Sunday, 28 April 2013

Eight basic formatting tips

I’m not going to go into hardcore details about page numbering and headers/footers, etc, because basically I’m no good at that kind of technical stuff. Recently I’ve seen a few manuscripts and looked at some books on Amazon and a few things have jumped out. These are also things I found out the hard way. As always, this blog is written from personal experience so that you won’t have to suffer the same pitfalls that I did.

1. Justify your text. It’s not a school report. Make it look like a book.

2. Never underline titles or chapter headings. It’s just not necessary, and again, there’s that school report thing. Be careful about using bold either - although I use it very occasionally for things like the Table of Contents header. Don’t use it in-text unless it’s for something specific like a letter that the character is reading.

3. Only use one space between sentences. This is mostly for paperbacks because when you upload to Amazon it defaults to one space anyway, but in paperbacks those spaces will suddenly appear huge when the text justifies. Trust me, I know.

4. Don’t use tab or spacebar to make indents. They might look fine in Word but some programs will screw around with them when you upload. Again, I’m speaking from personal experience. Set an indent of 1.5 or 2 spaces, no more. Don't go any bigger because while it’ll look fine in Word, if you view it on something small like an iPhone your indents will be halfway across the page.

5. Make sure there are no extra spaces at the end of the last sentence in a paragraph. Turn on your Word “show symbols” button to check. One space might be enough to carry over to the next line and then you’ve got what looks like a scene break in the middle of your narrative. Remember, it might look okay in Word but there are dozens of different e-readers out there in many different sizes and your book will look different on all of them.

6. Use a hash symbol / star / “and” symbol to indicate scene breaks. You don’t have to do this - this is my personal choice, but it’s cover in case of number 5 happening. Scene breaks are therefore easily identifiable. However …

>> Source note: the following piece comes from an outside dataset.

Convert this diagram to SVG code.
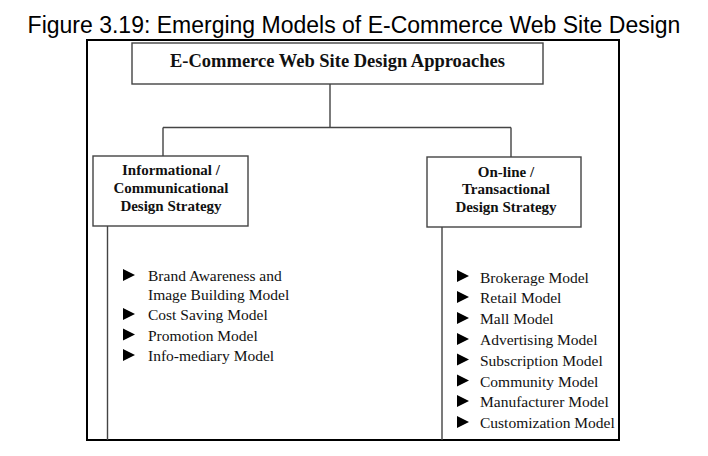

7. … don’t put a hash symbol / star / “and” symbol at the end of a chapter. I originally did this in Tube Riders and I had random pages with just the hash tag at the top because it had carried over on to a new page. It’s not going to kill anyone but it looks kind of stupid.

8. Keep your fonts small for titles and chapter headings. Having 36-size font for your title might look awesome in Word but it’ll look rubbish on a little e-reader when it doesn’t fit on one page. You need no more than 14-size for titles, while keep your text at 10 - 12. Remember, you can adjust the size on an e-reader so keep the sizes on your original document close together so that people with poor eyesight don’t have your title spanning fourteen different pages.

Remember, simple is best. If you can afford a fancy formatter to make it look awesome, that’s great, but trying to make it look fancy yourself with lots of interesting fonts and huge-sized titles is just asking for trouble. Been there, done that, learned the hard way. Now I’m passing on my failings to you so you can avoid them.

If you want more information, go to Smashwords and check out the free style guide. A lot of writers whine about Smashwords for whatever reason but that guide really helped me pull my socks up, and even if you're not going to use the site itself there is a lot of useful information there about how to get your formatting right.